Party Leader Says Black Panther Presence at Polls Provoked by 'Neo-Nazis'

The New Black Panther Party said that the real reason two members of its group were standing at the entrance of a Philadelphia polling place on Election Day with a nightstick was to provide protection against white supremacists.

In an interview on "The Strategy Room" on FOXNews.com Friday, attorney and spokesman for the group Malik Shabazz claimed the Panthers were called in after white members of the Aryan Nation and Nazi Party began intimidating black voters and elderly residents.

"After my investigation into that case I have found those members were responding to members of the Aryan nation and Nazi party who were voting Republican and who were at those polling stations intimidating black voters," said Shabazz.

On Election Day Shabbazz, the self described four star general of the New Black Panther Party, told Fox News that aside from voting machine malfunctions or Republican observers being asked to leave other polling places by Democratic election judges, there were no reports of disturbances or issues in Philadelphia.

But Friday morning on FOXNews.com's Internet program "Strategy Room," Shabazz said Black Panthers were there and after further investigation, he'd learned the men were called to the polling place because the elderly people who lived there were being intimidated by white supremacists.

"There are skinheads and white supremacist activity at the polls and we were there to counter that,"  Shabazz said. "I don't know if they were voting but there were there, in the parking lot, they had Nazi insignia on their arms."

Sgt.
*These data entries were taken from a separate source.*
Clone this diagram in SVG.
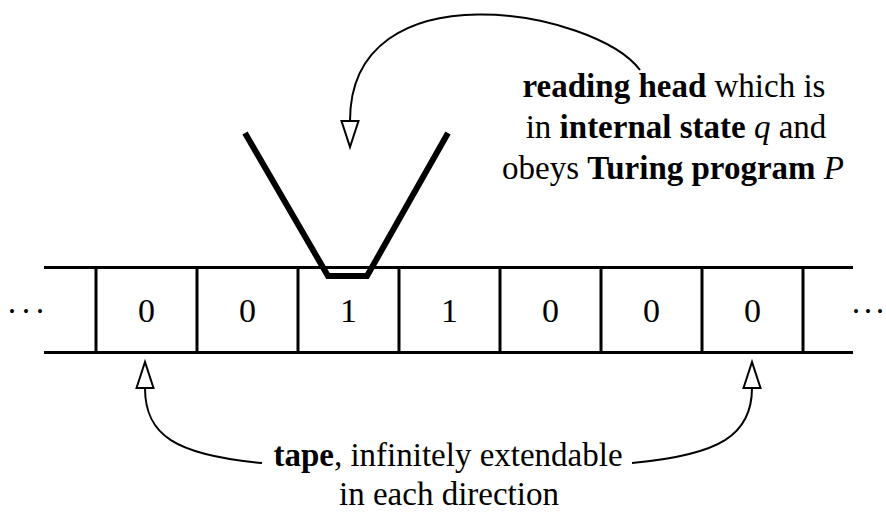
<svg xmlns="http://www.w3.org/2000/svg" width="886" height="513" viewBox="0 0 886 513">
  <style>
    .txt { font-family: "Liberation Serif", "Times New Roman", serif; font-size: 33px; fill: #000; }
    .b { font-weight: bold; }
    .it { font-style: italic; }
    .tape { stroke: #000; stroke-width: 3; fill: none; }
    .conn { stroke: #000; stroke-width: 2; fill: none; marker-end: url(#open); }
  </style>
  <defs>
    <marker id="open" markerUnits="userSpaceOnUse" markerWidth="32" markerHeight="24" refX="1" refY="9" orient="auto" overflow="visible">
      <path d="M1,0.5 L27,9 L1,17.5 Z" fill="#fff" stroke="#000" stroke-width="2" stroke-linejoin="miter"/>
    </marker>
  </defs>
  <rect width="886" height="513" fill="#fff"/>

  <!-- tape: two rails and cell dividers -->
  <g id="tape">
    <path class="tape" d="M44,267.5 H853 M44,352.5 H853"/>
    <path class="tape" d="M96,267 V353 M197,267 V353 M298,267 V353 M399,267 V353 M500,267 V353 M601,267 V353 M702,267 V353 M803,267 V353"/>
    <text class="txt" x="12 26 40" y="322" text-anchor="middle">···</text>
    <text class="txt" x="856 868 880" y="322" text-anchor="middle">···</text>
  </g>

  <!-- cell contents -->
  <g id="cells" class="txt" text-anchor="middle" style="font-size:34px">
    <text x="146.5" y="322">0</text>
    <text x="247.5" y="322">0</text>
    <text x="348.5" y="322">1</text>
    <text x="449.5" y="322">1</text>
    <text x="550.5" y="322">0</text>
    <text x="651.5" y="322">0</text>
    <text x="752.5" y="322">0</text>
  </g>

  <!-- reading head -->
  <g id="head">
    <polyline points="245,133 328,276 367,276 448,133" fill="none" stroke="#000" stroke-width="6" stroke-linejoin="miter"/>
  </g>

  <!-- head label -->
  <g id="head-label" class="txt" text-anchor="middle">
    <text x="674" y="97"><tspan class="b">reading head</tspan> which is</text>
    <text x="676" y="138">in <tspan class="b">internal state</tspan> <tspan class="it">q</tspan> and</text>
    <text x="673" y="179">obeys <tspan class="b">Turing program</tspan> <tspan class="it">P</tspan></text>
  </g>

  <!-- tape label -->
  <g id="tape-label" class="txt" text-anchor="middle">
    <text x="448" y="466"><tspan class="b">tape</tspan>, infinitely extendable</text>
    <text x="449" y="505">in each direction</text>
  </g>

  <!-- connectors -->
  <g id="connectors">
    <path class="conn" d="M640,70 C595,10 350,-35 350,121"/>
    <path class="conn" d="M262,463 C175,455 145,435 145,388"/>
    <path class="conn" d="M632,463 C720,455 752,435 752,388"/>
  </g>
</svg>
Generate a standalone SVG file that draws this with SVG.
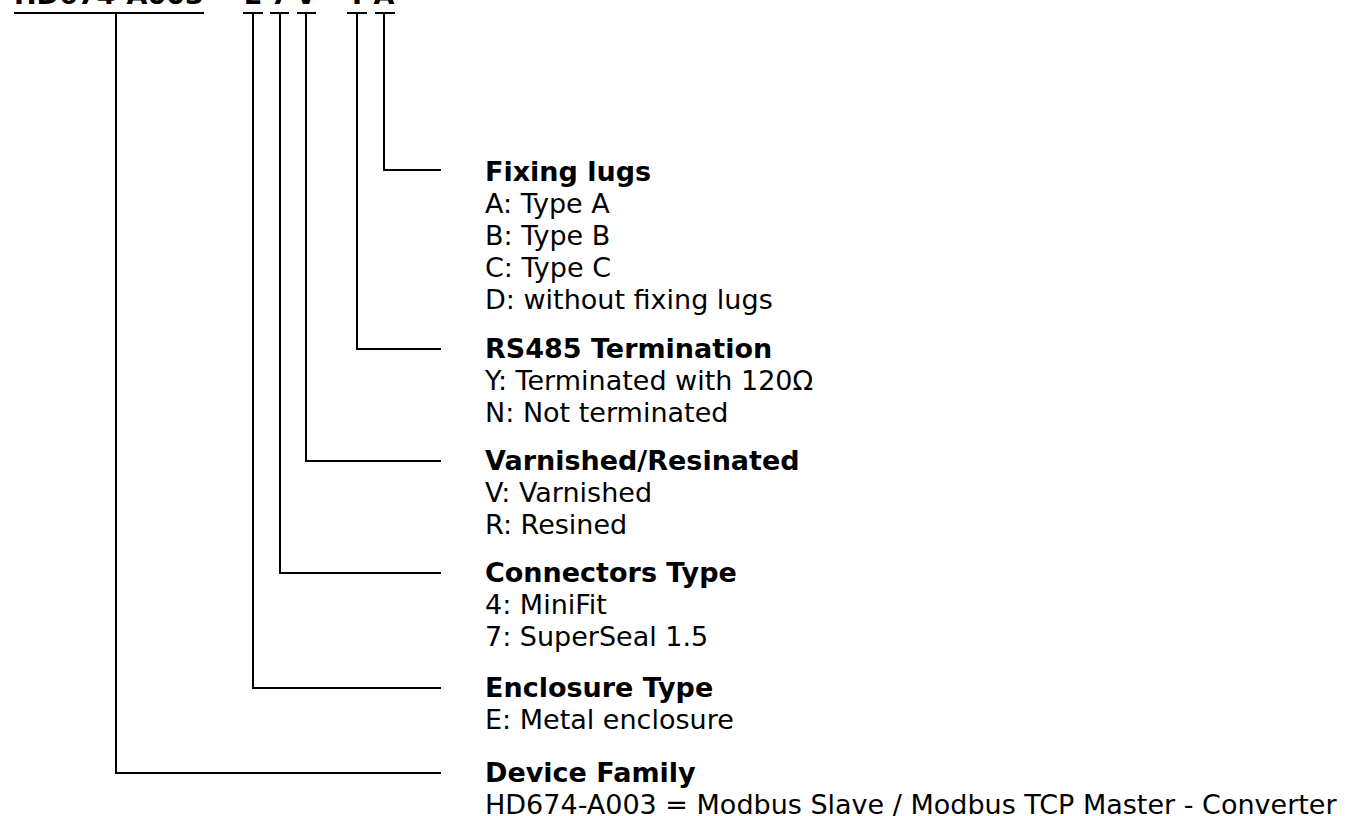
<svg xmlns="http://www.w3.org/2000/svg" width="1346" height="816" viewBox="0 0 1346 816">
  <style>
    .t { font-family: "DejaVu Sans", Verdana, sans-serif; font-size: 27px; fill: #000; }
    .b { font-weight: bold; }
    .ln { fill: none; stroke: #000; stroke-width: 2; }
  </style>
  <rect width="1346" height="816" fill="#fff"/>
  <g id="code">
    <text class="t b" x="14" y="4">HD674-A003</text>
    <text class="t b" x="228" y="4" text-anchor="middle">-</text>
    <text class="t b" x="253" y="4" text-anchor="middle">E</text>
    <text class="t b" x="280" y="4" text-anchor="middle">7</text>
    <text class="t b" x="306" y="4" text-anchor="middle">V</text>
    <text class="t b" x="331" y="4" text-anchor="middle">-</text>
    <text class="t b" x="357" y="4" text-anchor="middle">Y</text>
    <text class="t b" x="384" y="4" text-anchor="middle">A</text>
  </g>
  <g id="connectors">
    <path class="ln" d="M14 13H204M116 13V773H441"/>
    <path class="ln" d="M243 13H263M253 13V688H441"/>
    <path class="ln" d="M270 13H289M280 13V573H441"/>
    <path class="ln" d="M297 13H316M306 13V461H441"/>
    <path class="ln" d="M347 13H367M357 13V349H441"/>
    <path class="ln" d="M375 13H395M384 13V170H441"/>
  </g>
  <g id="fixing-lugs">
    <text class="t b" x="485" y="181">Fixing lugs</text>
    <text class="t" x="485" y="213">A: Type A</text>
    <text class="t" x="485" y="245">B: Type B</text>
    <text class="t" x="485" y="277">C: Type C</text>
    <text class="t" x="485" y="309">D: without fixing lugs</text>
  </g>
  <g id="rs485">
    <text class="t b" x="485" y="358">RS485 Termination</text>
    <text class="t" x="485" y="390">Y: Terminated with 120Ω</text>
    <text class="t" x="485" y="422">N: Not terminated</text>
  </g>
  <g id="varnished">
    <text class="t b" x="485" y="470">Varnished/Resinated</text>
    <text class="t" x="485" y="502">V: Varnished</text>
    <text class="t" x="485" y="534">R: Resined</text>
  </g>
  <g id="connectors-type">
    <text class="t b" x="485" y="582">Connectors Type</text>
    <text class="t" x="485" y="614">4: MiniFit</text>
    <text class="t" x="485" y="646">7: SuperSeal 1.5</text>
  </g>
  <g id="enclosure">
    <text class="t b" x="485" y="697">Enclosure Type</text>
    <text class="t" x="485" y="729">E: Metal enclosure</text>
  </g>
  <g id="device-family">
    <text class="t b" x="485" y="782">Device Family</text>
    <text class="t" x="485" y="814">HD674-A003 = Modbus Slave / Modbus TCP Master - Converter</text>
  </g>
</svg>
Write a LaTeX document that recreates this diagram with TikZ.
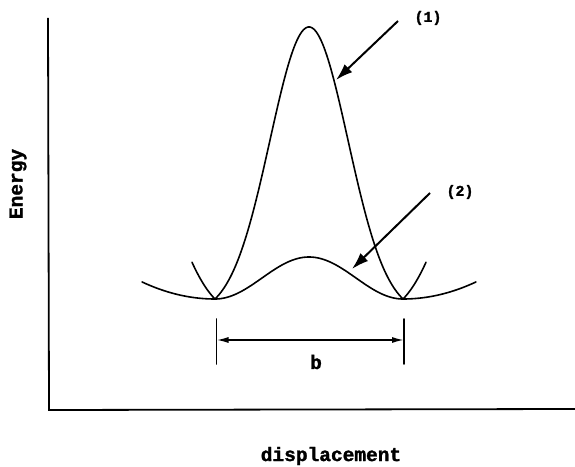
\documentclass[tikz,border=0pt]{standalone}
\usepackage{fontspec}
\setmonofont[BoldFeatures={FakeBold=1.5}]{Liberation Mono}
\usetikzlibrary{arrows.meta}
\begin{document}
\begin{tikzpicture}[x=1pt, y=1pt, >=latex,
    eje/.style={line width=1.8pt},
    curva/.style={line width=1.6pt, line cap=round, line join=round},
    flecha/.style={-{Latex[length=17pt,width=11pt]}, line width=2pt},
    cota/.style={{Latex[length=12pt,width=6pt]}-{Latex[length=12pt,width=6pt]}, line width=1.6pt},
    etiqueta/.style={font=\ttfamily\bfseries\fontsize{19.5}{22}\selectfont, inner sep=0pt},
    marca/.style={font=\ttfamily\bfseries\fontsize{15}{18}\selectfont, inner sep=0pt}
  ]
  \useasboundingbox (0,0) rectangle (575,466);

  % Ejes
  \coordinate (ytope) at (48,448);
  \coordinate (origen) at (49,56);
  \coordinate (xfin) at (575,57);
  \draw[eje] (ytope) -- (origen) -- (xfin);

  % Textos de los ejes
  \node[etiqueta, rotate=90] (energia) at (18,282) {Energy};
  \node[etiqueta] (despl) at (331,10) {displacement};

  % Curva (1): barrera alta
  \draw[curva] plot[domain=-94:94, samples=120, smooth]
    ({309+\x}, {167+272*(exp(-\x*\x/3042)-0.0547)/0.9453});
  \draw[curva] plot[domain=0:23, samples=30, smooth] ({215-\x}, {167+\x+0.026*\x*\x});
  \draw[curva] plot[domain=0:23, samples=30, smooth] ({403+\x}, {167+\x+0.026*\x*\x});

  % Curva (2): barrera baja
  \draw[curva] plot[domain=-73:0, samples=40, smooth] ({215+\x}, {167+0.0032*\x*\x})
    -- plot[domain=-94:94, samples=100, smooth] ({309+\x}, {167+42*(cos(90*\x/94))^2})
    -- plot[domain=0:73, samples=40, smooth] ({403+\x}, {167+0.0032*\x*\x});

  % Flechas de las curvas
  \node[marca] (m1) at (428,448) {(1)};
  \coordinate (f1ini) at (398,445);
  \coordinate (f1fin) at (336,386);
  \draw[flecha] (f1ini) -- (f1fin);

  \node[marca] (m2) at (460,274) {(2)};
  \coordinate (f2ini) at (430,273);
  \coordinate (f2fin) at (352,197);
  \draw[flecha] (f2ini) -- (f2fin);

  % Distancia b
  \coordinate (bizq) at (216.5,126);
  \coordinate (bder) at (404,126);
  \draw[curva] ([yshift=21pt]bizq) -- ([yshift=-24pt]bizq);
  \draw[curva] ([yshift=21pt]bder) -- ([yshift=-24pt]bder);
  \draw[cota] (bizq) -- (bder);
  \node[etiqueta] (b) at (316,104) {b};
\end{tikzpicture}
\end{document}
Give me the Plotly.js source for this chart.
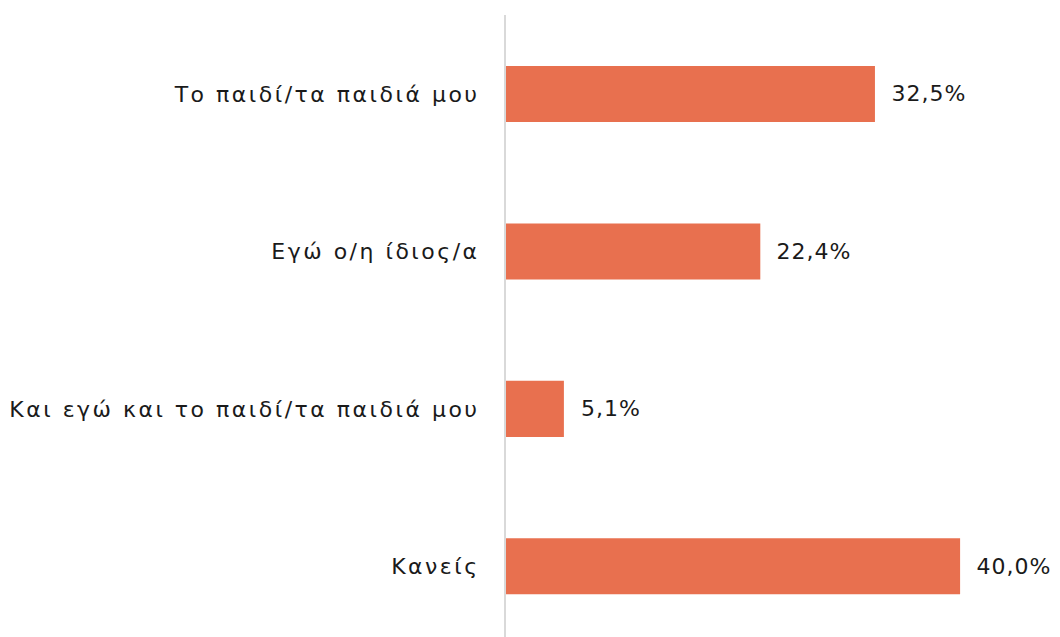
<!DOCTYPE html>
<html>
<head>
<meta charset="utf-8">
<script src="https://cdn.plot.ly/plotly-3.0.1.min.js"></script>
<style>
html,body{margin:0;padding:0;background:#fff;}
#chart{width:1060px;height:637px;}
#chart .ytick text{letter-spacing:2.5px !important;}
#chart .annotation-text{letter-spacing:1px !important;}
</style>
</head>
<body>
<div id="chart"></div>
<script>
const categories = ["Το παιδί/τα παιδιά μου", "Εγώ ο/η ίδιος/α", "Και εγώ και το παιδί/τα παιδιά μου", "Κανείς"];
const values = [32.5, 22.4, 5.1, 40.0];
const valueLabels = values.map(v => v.toFixed(1).replace('.', ',') + '%');

const FONT = "DejaVu Sans, sans-serif";
const trace = {
  type: 'bar',
  orientation: 'h',
  y: categories,
  x: values,
  marker: {color: '#E8704F'},
  width: 0.356,
  hoverinfo: 'none'
};
const annotations = values.map((v, i) => ({
  x: v, y: categories[i], xref: 'x', yref: 'y',
  text: valueLabels[i], showarrow: false, xanchor: 'left', xshift: 17,
  font: {family: FONT, size: 22, color: '#1a1a1a'}
}));
const layout = {
  width: 1060, height: 637,
  margin: {l: 506, r: 0, t: 15, b: 0},
  paper_bgcolor: '#fff', plot_bgcolor: '#fff',
  showlegend: false,
  xaxis: {range: [0, 48.8], showgrid: false, zeroline: false, showticklabels: false, ticks: '', showline: false, fixedrange: true},
  yaxis: {type: 'category', range: [3.449, -0.5016], showgrid: false, zeroline: false, ticks: '',
          showline: true, linecolor: '#d9d9d9', linewidth: 2, ticklabelstandoff: 20,
          tickfont: {family: FONT, size: 22, color: '#1a1a1a'}},
  annotations: annotations,
  font: {family: FONT}
};
Plotly.newPlot('chart', [trace], layout, {displayModeBar: false, staticPlot: true});
</script>
</body>
</html>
Ray Evers of the Philadelphia Police Department on Friday said there were no incidents of voter intimidation or violence involving white supremacists or Neo-Nazis on Election Day.

Evers called Shabazz's claim that the Black Panthers were at the polling station in response to white supremacists "absolutely not true."

FOX News was at the polling station that day and spoke with one of the two Black Panthers who never mentioned that white supremacists were in the vicinity of the predominantly black west Philadelphia neighborhood, nor did any of the witnesses or poll watchers spoke with.  Also there were no calls to Philadelphia police regarding any such intimidation, although poll workers did call police when FOX News arrived with a camera and microphone.

On Tuesday, police were called to The Guild House at 1221 Fairmount St. by Republican poll watchers who said they were concerned about voter intimidation. Two men identifying themselves as members of the New Black Panther Party were standing shoulder-to-shoulder on the sidewalk in front of the entrance to the facility. Both were dressed head to toe in black with berets and combat boots, and one held what appeared to be a police-style nightstick in his hand.

The incident began after a man identifying himself as a student at the University of Pennsylvania approached the Panthers while shooting video with a cell phone camera. The Panther with the nightstick began tapping it in his hand and identified himself as "security."

When the young man asked if there were any problems, the Panther replied, "Everything's fine."

A second video shot a short time later shows police arriving and approaching the men, with one officer asking what's going on.

"There's nothing going on! I don't even know why you all were called."

The officer tells the men they can't stop people from voting, to which they replied: "We're not." A poll worker echoed this by saying, "They're not stopping anyone from voting." The officer then escorts the man armed with the club off the property.

FOX News was alerted to the incident by one of the poll watchers and responded to the scene. One of the poll watchers who called police to complain said the Panthers told him they were "tired of white supremacy" among other things.

FOX's team then approached the one remaining Panther who was still standing in front of the entrance to get his side of the story. He said he was credentialed to be there but never showed his credentials.  He did give a one finger salute to our live television camera on two separate occasions.

When FOX News asked the Panther about reports that he or his colleague told a white poll observer they were "tired of white supremacy",  he said "I don't know what you're talking about."  He protested to our filming saying, "We're just standing up here serving our people."

The Black Panther said no one had ever been at the polling station with a nightstick and claimed he didn't know what FOX were talking about.

After being pressed and told that FOX News had footage of the incident, the Panther said,  "I don't care about what was, I care about what is."

On Tuesday Shabbazz said that there were more than 300 Panthers deployed in several cities across the U.S. to ensure the voting process went fairly and smoothly, but that there were no Panthers working in any official capacity in Philadelphia.

On Friday Shabbazz wouldn't say why he didn't know his own people had been dispatched to the polling station when we spoke to him Tuesday but after being pressed about why no one at the polling station mentioned that anyone from the Aryan nation or white supremacists were there, he replied, "I can only tell you what I learned. Those men were there to try and stop something, not start something."

FOX News' Rick Leventhal contributed to this report.